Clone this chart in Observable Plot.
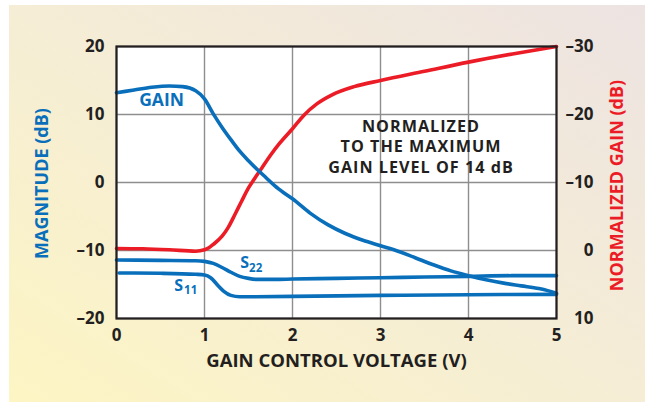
...
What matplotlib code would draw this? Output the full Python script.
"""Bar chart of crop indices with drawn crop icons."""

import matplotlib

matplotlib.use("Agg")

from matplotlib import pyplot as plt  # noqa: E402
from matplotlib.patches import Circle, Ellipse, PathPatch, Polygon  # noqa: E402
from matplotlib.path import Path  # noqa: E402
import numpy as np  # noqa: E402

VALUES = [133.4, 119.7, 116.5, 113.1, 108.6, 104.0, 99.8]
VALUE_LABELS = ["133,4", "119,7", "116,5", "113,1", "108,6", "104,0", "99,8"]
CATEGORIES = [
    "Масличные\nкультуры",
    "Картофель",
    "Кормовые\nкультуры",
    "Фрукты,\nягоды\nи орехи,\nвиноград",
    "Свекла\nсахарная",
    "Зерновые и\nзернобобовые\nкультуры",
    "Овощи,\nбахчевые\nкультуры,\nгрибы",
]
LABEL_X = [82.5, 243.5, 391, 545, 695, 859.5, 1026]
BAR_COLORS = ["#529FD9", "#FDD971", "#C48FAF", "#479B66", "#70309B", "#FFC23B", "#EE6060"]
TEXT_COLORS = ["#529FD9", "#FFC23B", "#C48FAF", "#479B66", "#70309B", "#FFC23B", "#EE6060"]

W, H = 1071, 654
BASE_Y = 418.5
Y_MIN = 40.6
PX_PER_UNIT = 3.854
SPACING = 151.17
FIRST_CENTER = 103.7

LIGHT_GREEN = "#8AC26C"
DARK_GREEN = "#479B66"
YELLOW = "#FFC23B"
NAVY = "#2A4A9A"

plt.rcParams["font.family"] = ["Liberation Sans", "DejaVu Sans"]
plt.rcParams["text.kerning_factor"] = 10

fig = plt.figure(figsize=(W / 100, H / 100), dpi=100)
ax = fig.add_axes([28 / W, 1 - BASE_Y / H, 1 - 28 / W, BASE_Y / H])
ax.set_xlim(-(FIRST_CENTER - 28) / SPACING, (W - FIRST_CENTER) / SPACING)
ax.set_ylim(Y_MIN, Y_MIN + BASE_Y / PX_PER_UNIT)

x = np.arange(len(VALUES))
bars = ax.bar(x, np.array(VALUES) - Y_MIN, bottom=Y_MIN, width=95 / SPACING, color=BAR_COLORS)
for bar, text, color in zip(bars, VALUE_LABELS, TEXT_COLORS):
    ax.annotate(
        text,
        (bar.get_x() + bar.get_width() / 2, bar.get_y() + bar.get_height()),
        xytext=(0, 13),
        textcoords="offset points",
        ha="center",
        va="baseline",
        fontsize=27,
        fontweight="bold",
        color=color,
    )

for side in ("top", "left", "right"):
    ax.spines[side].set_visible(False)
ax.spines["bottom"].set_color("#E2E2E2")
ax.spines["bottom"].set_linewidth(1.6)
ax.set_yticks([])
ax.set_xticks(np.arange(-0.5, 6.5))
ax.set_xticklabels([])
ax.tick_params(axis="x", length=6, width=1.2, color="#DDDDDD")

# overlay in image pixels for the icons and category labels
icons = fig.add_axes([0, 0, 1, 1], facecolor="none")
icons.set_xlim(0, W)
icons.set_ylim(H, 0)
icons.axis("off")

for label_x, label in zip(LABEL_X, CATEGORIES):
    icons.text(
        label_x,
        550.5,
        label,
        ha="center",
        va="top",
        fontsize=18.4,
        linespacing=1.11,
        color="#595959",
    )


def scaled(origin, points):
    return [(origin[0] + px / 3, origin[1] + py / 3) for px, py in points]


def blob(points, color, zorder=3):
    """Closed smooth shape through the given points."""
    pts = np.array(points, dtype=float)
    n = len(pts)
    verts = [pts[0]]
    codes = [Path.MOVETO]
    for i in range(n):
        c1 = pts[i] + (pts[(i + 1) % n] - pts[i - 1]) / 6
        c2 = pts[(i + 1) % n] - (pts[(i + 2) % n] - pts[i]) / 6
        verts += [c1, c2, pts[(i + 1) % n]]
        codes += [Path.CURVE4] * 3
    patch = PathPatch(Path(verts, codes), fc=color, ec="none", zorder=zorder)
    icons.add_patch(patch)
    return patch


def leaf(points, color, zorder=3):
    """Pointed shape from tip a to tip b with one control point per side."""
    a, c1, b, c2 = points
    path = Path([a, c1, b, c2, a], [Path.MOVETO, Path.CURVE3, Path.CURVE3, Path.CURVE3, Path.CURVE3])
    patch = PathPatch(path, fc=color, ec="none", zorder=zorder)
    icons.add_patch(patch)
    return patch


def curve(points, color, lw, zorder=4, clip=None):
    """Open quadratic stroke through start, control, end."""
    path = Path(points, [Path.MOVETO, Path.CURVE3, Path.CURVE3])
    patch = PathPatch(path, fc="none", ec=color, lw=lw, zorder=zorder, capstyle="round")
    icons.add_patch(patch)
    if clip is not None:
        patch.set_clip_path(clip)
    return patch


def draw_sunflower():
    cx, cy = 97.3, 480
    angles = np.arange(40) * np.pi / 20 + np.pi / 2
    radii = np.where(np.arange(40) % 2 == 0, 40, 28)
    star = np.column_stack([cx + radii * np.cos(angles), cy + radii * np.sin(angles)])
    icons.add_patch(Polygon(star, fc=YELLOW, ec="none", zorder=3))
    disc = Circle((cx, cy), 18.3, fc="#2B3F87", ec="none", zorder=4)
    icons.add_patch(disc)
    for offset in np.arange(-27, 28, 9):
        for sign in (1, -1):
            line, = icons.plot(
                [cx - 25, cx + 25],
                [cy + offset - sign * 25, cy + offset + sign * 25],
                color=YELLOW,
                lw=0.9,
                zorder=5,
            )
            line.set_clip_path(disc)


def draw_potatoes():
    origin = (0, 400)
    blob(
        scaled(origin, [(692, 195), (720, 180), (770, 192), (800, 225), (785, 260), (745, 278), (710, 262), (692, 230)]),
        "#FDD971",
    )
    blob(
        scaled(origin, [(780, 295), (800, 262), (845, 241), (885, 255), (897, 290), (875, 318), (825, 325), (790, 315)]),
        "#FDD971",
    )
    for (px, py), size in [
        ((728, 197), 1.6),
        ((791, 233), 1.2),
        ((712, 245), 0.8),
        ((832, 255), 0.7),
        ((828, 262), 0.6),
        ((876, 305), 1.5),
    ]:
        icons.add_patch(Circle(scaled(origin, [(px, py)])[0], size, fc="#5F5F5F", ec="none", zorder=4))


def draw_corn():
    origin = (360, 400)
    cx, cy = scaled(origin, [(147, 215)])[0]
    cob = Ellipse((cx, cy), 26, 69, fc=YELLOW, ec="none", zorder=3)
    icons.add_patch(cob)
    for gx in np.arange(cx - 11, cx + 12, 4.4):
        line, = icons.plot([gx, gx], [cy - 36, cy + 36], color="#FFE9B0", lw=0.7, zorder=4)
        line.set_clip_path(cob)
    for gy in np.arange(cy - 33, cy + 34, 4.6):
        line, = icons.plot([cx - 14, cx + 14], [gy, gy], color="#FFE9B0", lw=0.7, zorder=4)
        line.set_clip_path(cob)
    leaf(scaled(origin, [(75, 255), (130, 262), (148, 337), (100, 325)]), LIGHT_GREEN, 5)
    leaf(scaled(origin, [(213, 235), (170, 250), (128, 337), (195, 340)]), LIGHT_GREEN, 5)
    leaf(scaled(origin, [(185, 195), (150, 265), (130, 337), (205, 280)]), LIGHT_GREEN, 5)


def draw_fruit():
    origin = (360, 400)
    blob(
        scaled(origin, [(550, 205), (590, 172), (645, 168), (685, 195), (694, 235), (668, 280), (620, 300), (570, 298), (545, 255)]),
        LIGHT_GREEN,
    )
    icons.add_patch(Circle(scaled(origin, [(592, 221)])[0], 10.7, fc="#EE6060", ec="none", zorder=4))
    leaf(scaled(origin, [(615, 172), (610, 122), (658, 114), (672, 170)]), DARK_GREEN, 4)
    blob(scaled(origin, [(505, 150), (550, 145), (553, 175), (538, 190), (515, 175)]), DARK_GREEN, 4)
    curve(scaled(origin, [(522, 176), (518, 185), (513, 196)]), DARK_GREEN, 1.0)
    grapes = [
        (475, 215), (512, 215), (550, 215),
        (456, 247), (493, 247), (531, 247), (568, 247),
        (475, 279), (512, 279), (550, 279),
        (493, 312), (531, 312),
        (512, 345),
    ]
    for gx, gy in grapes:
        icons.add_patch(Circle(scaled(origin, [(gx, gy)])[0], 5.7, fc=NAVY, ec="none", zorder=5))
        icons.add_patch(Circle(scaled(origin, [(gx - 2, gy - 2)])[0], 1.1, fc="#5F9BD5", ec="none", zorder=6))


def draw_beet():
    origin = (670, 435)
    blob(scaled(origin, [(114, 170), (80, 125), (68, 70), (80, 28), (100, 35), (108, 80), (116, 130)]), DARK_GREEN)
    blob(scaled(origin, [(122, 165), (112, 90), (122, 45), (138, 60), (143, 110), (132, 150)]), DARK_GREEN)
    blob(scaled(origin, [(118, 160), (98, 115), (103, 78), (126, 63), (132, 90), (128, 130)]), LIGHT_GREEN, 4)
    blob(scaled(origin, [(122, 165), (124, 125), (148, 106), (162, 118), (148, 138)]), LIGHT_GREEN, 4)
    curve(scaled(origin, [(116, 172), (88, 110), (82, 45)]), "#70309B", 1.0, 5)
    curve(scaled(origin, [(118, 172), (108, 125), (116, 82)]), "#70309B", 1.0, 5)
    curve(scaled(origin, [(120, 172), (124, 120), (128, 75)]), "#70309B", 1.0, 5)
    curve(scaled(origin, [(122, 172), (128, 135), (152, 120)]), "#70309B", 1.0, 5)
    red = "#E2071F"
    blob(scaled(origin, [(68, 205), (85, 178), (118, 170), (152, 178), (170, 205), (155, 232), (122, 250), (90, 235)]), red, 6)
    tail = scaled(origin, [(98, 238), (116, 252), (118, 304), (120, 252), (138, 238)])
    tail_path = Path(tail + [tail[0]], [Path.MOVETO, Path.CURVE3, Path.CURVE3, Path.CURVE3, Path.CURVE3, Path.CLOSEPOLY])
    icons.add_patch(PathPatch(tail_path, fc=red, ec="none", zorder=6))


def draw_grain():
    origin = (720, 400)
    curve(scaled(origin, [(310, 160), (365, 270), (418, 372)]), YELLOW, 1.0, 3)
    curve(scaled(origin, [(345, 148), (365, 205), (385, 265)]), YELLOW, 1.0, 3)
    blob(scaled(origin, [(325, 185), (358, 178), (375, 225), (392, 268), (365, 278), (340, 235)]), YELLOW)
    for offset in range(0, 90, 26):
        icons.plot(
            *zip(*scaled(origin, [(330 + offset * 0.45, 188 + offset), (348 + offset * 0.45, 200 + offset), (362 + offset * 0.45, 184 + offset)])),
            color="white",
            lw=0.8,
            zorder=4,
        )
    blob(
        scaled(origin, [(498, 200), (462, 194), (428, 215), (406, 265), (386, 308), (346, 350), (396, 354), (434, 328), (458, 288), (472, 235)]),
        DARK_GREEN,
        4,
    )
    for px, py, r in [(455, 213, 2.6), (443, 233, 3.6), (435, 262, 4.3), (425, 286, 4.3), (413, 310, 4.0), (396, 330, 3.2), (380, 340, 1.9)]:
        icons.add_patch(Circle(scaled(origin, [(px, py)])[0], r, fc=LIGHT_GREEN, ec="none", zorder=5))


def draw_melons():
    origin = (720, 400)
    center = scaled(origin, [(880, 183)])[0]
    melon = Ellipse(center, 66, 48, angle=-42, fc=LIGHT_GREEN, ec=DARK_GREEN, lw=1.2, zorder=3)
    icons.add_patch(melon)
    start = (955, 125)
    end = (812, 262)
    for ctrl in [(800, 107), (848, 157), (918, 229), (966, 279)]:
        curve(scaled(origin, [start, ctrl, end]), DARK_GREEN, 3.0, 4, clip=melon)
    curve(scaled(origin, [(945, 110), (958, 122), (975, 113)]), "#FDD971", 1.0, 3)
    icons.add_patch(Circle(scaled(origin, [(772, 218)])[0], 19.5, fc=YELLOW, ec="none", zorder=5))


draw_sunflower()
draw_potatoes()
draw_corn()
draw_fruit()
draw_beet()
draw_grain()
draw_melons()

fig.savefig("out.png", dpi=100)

EXERCISE AIM → Say how many lines of the data hold the string "matplotlib". Reply with the number alone.

ANSWER BELOW → 6